Indirect systems available include algorithms using ABS sensor signals such as wheel speed and inertial sensors. Various problems may be associated with these indirect measurement systems. For instance, some driving conditions may not produce significant information. Also, accuracy may potentially be reduced during new tire brake-in or after a tire change. Additional sensor signals from active dampers (e.g., vertical displacement sensors) may be used in indirect monitoring systems to increase accuracy, and may utilize dynamic frequency evaluation of wheel speed sensors using Fast Fourier Transforms (FFTs). However, there may be insufficient excitation on smooth roads to yield good data utilizing this method. Additionally, there is still significant imprecision with this method and potentially anomalous readings may yield insufficient information to form a conclusion.
Therefore, what is needed is a method for measuring tire pressure, tire tread condition, suspension condition, and other vehicle dynamics using sensors already on many vehicles (including wheel rotation speed sensors), systems already present in some vehicles (electronic stability programs (ESP) and anti-lock braking systems (ABS)), and low-cost additional sensors that increase accuracy by measuring missing dynamics.
A method is provided for monitoring an operating condition of a vehicle including the steps of measuring a longitudinal, a lateral, and/or a vertical acceleration, as well as a wheel rotation speed. The method involves determining a tire condition, a wheel condition, and/or a suspension condition from the wheel rotation speed and the longitudinal, the lateral, and/or the vertical acceleration. Two methods of data analysis are provided which may be utilized alone or in combination. The methods are on-line model-based observers (on-line estimators) and data-based signal processing using power spectral methodologies (one possible method is monitoring Fast Fourier Transforms (FFTs) envelopes).
A device is provided including an accelerometer at a wheel of a vehicle, a wheel rotation speed sensor, and a microprocessor for determining an operating condition. The accelerometer measures a longitudinal, a lateral, and/or a vertical acceleration. The wheel rotation speed sensor measures a rotation speed of the wheel. The microprocessor is electrically coupled to the accelerometer and the wheel rotation speed sensor.
A system is provided for monitoring an operating condition of a vehicle which includes an accelerometer (one-dimensional, two-dimensional, or three-dimensional) for each wheel of the vehicle at an axle-end. Each of the accelerometers measures a longitudinal, a lateral, and/or a vertical acceleration. A wheel rotation speed sensor for each wheel of the vehicle is arranged at an axle-end and measures a rotation speed for each wheel. A microprocessor determines the operating condition, which may include a tire condition, a wheel condition, and/or a suspension condition. The microprocessor is electrically coupled to each of the accelerometers and each of the wheel rotation speed sensors.
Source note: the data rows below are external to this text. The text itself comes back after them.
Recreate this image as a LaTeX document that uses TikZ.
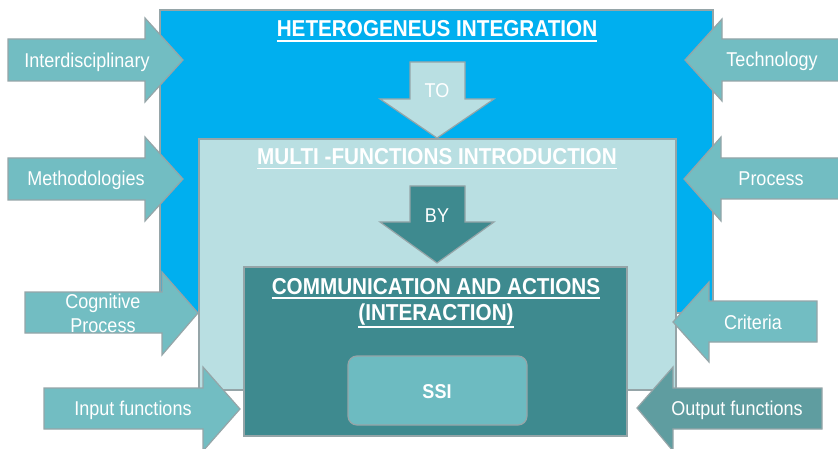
\documentclass[tikz,border=0pt]{standalone}
\usepackage{fontspec}
\setmainfont{Liberation Sans}
\newfontfamily\nsans[FakeStretch=0.9]{Liberation Sans}
\definecolor{hblue}{HTML}{00AFEF}
\definecolor{hlight}{HTML}{B9DFE2}
\definecolor{hdark}{HTML}{3E8A8F}
\definecolor{harrow}{HTML}{72BDC2}
\definecolor{hout}{HTML}{5F9DA0}
\definecolor{hssi}{HTML}{6DBBC1}
\definecolor{hborder}{HTML}{95A5A8}
\tikzset{
  boxframe/.style={draw=hborder, line width=1.2pt},
  blockarrow/.style={draw=hborder, line width=1.2pt, fill=harrow, line join=miter},
  lbl/.style={text=white, font=\nsans\fontsize{20}{23}\selectfont, inner sep=0pt, anchor=base, align=center},
  head/.style={text=white, font=\nsans\bfseries\fontsize{23}{26}\selectfont, inner sep=0pt, anchor=base},
  ulline/.style={white, line width=1.5pt}
}
\begin{document}
\begin{tikzpicture}[x=1pt, y=-1pt]
\useasboundingbox (0,0) rectangle (838,449);
% boxes
\path[boxframe, fill=hblue] (160,10) rectangle (713,313);
\path[boxframe, fill=hlight] (199,139) rectangle (676,390);
\path[boxframe, fill=hdark] (244,267) rectangle (627,436);
\path[boxframe, fill=hssi, rounded corners=9pt] (348,356) rectangle (527,425);
% down arrows
\path[blockarrow, fill=hlight] (410,62) -- (465,62) -- (465,99) -- (494,99) -- (437,138) -- (380,99) -- (410,99) -- cycle;
\path[blockarrow, fill=hdark] (410,186) -- (465,186) -- (465,222) -- (494,222) -- (437,263) -- (380,222) -- (410,222) -- cycle;
% right-pointing side arrows
\path[blockarrow] (8,39) -- (145,39) -- (145,18) -- (183,60) -- (145,102) -- (145,81) -- (8,81) -- cycle;
\path[blockarrow] (8,158) -- (145,158) -- (145,137) -- (183,179) -- (145,221) -- (145,200) -- (8,200) -- cycle;
\path[blockarrow] (25,292) -- (162,292) -- (162,272) -- (198,313) -- (162,355) -- (162,333) -- (25,333) -- cycle;
\path[blockarrow] (44,388) -- (203,388) -- (203,367) -- (240,409) -- (203,451) -- (203,429) -- (44,429) -- cycle;
% left-pointing side arrows
\path[blockarrow] (845,39) -- (722,39) -- (722,19) -- (685,60) -- (722,101) -- (722,81) -- (845,81) -- cycle;
\path[blockarrow] (845,158) -- (721,158) -- (721,137) -- (684,179) -- (721,221) -- (721,199) -- (845,199) -- cycle;
\path[blockarrow] (817,301) -- (709,301) -- (709,282) -- (673,322) -- (709,362) -- (709,342) -- (817,342) -- cycle;
\path[blockarrow, fill=hout] (822,388) -- (673,388) -- (673,367) -- (637,408) -- (673,451) -- (673,429) -- (822,429) -- cycle;
% headings
\node[head] (h1) at (437,37) {HETEROGENEUS INTEGRATION};
\draw[ulline] ([yshift=-4pt]h1.base west) -- ([yshift=-4pt]h1.base east);
\node[head] (h2) at (437,165) {MULTI -FUNCTIONS INTRODUCTION};
\draw[ulline] ([yshift=-3.5pt]h2.base west) -- ([yshift=-3.5pt]h2.base east);
\node[head] (h3a) at (436,294) {COMMUNICATION AND ACTIONS};
\draw[ulline] ([yshift=-4pt]h3a.base west) -- ([yshift=-4pt]h3a.base east);
\node[head] (h3b) at (436,320) {(INTERACTION)};
\draw[ulline] ([yshift=-7pt]h3b.base west) -- ([yshift=-7pt]h3b.base east);
\node[head, font=\nsans\bfseries\fontsize{20}{23}\selectfont] (ssi) at (437,398) {SSI};
% arrow labels
\node[lbl] (to) at (437,98) {TO};
\node[lbl] (by) at (437,223) {BY};
\node[lbl] (interd) at (87,68) {Interdisciplinary};
\node[lbl] (meth) at (86,186) {Methodologies};
\node[lbl] (cog1) at (103,308) {Cognitive};
\node[lbl] (cog2) at (103,332) {Process};
\node[lbl] (inp) at (133,415) {Input functions};
\node[lbl] (tech) at (772,67) {Technology};
\node[lbl] (proc) at (771,186) {Process};
\node[lbl] (crit) at (753,329) {Criteria};
\node[lbl] (outp) at (737,415) {Output functions};
\end{tikzpicture}
\end{document}
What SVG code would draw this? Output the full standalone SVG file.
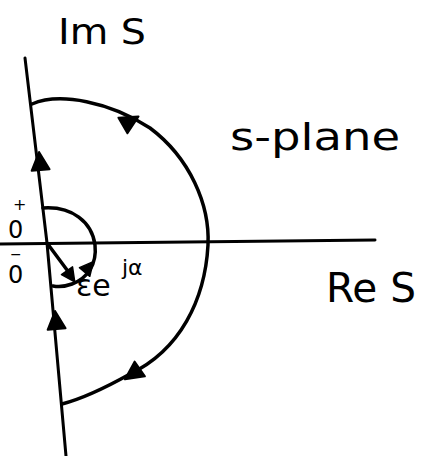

The advantages of the present invention are that there may be sufficient excitation of the sensor systems from a normal tire tread and proper inflation on even a smooth road. No wireless connection may be necessary, and therefore there may be fewer communication problems and therefore better data and increased accuracy. The accelerometer(s) may be integrated with the wheel rotation speed sensors already used for ABS. The signals may be transmitted over the same output as the wheel rotation speed sensor by modulating the signal or by any other appropriate method of simultaneous signal transmission. This may avoid additional mounting and wiring and the costs associated therewith.